** Work required **
Of all the lines here, how many include the string "script"? Answer with the number only.

** Begin Records for the exercise **

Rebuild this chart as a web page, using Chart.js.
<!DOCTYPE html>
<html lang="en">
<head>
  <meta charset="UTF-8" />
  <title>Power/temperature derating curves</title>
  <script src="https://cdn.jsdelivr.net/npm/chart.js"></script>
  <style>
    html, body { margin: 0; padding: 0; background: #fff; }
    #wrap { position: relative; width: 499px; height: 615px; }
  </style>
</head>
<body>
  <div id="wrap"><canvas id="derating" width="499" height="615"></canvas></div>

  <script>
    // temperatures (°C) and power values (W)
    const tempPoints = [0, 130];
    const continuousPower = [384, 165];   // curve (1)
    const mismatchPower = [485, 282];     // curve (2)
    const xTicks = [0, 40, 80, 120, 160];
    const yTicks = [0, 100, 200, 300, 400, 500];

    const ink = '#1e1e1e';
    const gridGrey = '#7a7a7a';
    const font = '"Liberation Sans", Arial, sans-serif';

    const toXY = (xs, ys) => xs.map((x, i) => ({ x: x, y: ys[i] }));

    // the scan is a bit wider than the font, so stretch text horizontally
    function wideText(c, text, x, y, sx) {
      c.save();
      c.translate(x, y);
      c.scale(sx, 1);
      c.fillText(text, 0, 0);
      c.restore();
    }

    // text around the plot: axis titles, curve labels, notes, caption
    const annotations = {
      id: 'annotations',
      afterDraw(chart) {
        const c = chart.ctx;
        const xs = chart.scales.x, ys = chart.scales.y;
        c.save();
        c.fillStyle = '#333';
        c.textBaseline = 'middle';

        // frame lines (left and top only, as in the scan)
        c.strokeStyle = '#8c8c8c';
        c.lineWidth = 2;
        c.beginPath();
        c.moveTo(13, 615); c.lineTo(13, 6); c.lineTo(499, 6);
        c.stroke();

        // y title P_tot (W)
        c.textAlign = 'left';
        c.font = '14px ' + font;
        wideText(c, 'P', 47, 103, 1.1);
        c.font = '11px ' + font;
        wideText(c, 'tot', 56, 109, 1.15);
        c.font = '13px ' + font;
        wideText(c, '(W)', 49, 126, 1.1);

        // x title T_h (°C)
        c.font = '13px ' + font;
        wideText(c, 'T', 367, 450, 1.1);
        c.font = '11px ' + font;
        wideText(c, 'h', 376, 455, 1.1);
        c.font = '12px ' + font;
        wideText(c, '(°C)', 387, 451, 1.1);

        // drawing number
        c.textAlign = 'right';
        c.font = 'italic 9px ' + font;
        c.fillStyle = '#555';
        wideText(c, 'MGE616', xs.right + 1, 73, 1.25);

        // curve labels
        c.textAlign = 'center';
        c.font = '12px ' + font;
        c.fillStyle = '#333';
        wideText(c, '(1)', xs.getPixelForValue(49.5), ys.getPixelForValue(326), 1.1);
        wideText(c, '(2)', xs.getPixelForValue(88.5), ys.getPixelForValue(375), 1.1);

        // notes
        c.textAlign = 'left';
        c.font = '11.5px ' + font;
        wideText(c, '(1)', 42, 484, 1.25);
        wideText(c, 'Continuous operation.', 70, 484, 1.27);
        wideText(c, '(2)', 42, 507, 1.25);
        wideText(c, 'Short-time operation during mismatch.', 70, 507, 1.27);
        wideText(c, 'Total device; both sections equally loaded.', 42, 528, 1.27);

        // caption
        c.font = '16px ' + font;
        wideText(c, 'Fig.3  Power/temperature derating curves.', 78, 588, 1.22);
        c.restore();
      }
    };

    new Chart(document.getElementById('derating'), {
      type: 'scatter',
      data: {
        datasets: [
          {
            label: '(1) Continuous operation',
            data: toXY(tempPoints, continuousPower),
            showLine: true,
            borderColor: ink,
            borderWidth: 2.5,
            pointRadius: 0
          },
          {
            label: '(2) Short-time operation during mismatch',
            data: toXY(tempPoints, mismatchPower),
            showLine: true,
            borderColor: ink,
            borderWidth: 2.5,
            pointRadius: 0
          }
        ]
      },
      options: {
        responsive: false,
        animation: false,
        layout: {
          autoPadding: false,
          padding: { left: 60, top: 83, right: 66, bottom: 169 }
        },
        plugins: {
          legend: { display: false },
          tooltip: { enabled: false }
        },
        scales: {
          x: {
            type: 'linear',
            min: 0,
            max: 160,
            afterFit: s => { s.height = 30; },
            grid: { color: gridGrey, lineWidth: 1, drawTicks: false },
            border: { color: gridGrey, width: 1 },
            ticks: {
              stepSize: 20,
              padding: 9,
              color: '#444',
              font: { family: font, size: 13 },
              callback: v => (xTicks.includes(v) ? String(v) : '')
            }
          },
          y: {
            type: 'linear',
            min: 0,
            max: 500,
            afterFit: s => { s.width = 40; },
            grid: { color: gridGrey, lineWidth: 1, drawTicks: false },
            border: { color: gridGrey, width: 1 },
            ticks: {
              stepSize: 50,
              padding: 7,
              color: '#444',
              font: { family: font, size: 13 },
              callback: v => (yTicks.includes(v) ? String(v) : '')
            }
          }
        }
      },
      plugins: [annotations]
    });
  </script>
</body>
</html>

** End Records for the exercise **
** Begin Records for the exercise **

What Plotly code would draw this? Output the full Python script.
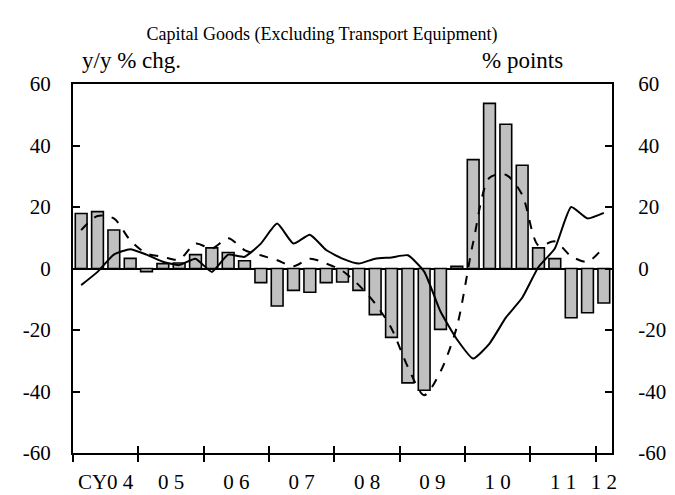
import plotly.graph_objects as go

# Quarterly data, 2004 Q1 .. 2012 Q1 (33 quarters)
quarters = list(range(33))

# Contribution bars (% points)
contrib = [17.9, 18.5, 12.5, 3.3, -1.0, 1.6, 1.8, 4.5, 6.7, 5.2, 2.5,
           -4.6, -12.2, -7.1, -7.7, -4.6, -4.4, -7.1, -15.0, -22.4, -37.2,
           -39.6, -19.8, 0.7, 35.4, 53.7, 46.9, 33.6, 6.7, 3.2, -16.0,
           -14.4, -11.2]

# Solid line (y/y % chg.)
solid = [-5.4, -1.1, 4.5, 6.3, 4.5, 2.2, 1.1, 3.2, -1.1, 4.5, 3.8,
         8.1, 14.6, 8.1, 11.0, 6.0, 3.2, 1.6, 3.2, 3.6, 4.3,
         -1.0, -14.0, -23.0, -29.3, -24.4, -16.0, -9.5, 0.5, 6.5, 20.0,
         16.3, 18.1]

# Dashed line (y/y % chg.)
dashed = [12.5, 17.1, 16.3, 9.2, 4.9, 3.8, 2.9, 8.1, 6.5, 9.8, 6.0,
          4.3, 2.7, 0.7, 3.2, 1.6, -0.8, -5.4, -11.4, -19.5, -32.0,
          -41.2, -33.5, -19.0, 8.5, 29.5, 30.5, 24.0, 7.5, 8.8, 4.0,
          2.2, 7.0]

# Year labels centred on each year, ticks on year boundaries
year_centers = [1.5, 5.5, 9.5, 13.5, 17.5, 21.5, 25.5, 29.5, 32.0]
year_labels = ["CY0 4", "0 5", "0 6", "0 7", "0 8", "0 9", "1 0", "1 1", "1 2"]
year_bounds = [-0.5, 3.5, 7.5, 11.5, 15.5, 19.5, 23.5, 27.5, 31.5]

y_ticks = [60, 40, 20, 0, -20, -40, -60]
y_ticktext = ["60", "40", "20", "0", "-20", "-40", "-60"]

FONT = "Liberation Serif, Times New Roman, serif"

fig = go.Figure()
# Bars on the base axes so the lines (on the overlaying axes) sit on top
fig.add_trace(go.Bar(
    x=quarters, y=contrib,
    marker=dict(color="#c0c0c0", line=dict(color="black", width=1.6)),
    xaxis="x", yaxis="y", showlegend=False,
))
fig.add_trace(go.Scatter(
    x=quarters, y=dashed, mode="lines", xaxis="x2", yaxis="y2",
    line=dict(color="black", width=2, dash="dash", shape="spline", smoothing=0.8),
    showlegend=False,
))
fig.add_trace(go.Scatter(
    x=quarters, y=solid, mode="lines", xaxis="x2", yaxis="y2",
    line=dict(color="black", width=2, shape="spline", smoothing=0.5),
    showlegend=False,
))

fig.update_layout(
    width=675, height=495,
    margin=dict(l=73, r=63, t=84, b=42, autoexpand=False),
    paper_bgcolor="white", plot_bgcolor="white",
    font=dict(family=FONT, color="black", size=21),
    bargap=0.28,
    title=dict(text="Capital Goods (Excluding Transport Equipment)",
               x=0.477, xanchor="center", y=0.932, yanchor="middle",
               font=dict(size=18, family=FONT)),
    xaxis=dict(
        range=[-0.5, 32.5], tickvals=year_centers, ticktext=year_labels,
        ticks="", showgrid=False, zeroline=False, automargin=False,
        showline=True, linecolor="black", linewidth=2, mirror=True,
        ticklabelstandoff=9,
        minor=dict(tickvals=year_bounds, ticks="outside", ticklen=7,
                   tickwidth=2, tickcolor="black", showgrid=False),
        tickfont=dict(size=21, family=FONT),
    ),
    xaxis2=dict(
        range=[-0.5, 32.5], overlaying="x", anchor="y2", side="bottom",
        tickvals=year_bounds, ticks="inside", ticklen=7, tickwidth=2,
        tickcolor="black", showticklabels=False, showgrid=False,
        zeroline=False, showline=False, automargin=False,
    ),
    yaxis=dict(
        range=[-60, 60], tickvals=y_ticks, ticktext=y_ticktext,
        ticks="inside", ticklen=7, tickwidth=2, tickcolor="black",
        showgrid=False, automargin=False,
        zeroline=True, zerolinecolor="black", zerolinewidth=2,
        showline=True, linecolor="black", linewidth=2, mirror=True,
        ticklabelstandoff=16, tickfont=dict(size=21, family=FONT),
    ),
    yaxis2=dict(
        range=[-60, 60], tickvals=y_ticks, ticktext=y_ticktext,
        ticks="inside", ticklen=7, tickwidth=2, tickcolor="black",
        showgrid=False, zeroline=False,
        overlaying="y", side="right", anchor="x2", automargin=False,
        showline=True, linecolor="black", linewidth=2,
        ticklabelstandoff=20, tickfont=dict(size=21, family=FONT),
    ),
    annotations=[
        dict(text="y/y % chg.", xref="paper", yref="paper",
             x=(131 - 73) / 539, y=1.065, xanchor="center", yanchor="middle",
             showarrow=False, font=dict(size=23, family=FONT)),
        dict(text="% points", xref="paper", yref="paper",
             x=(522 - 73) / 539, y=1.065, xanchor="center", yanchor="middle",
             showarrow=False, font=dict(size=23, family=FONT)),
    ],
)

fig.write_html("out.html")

** End Records for the exercise **
** Begin Records for the exercise **

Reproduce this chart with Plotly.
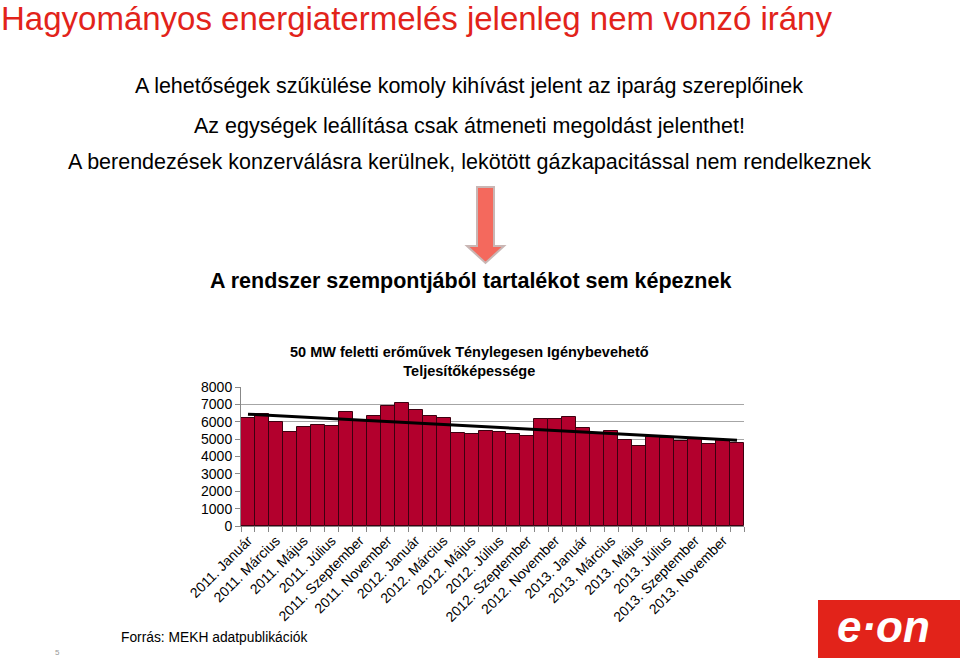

** End Records for the exercise **

** Exercise response **
4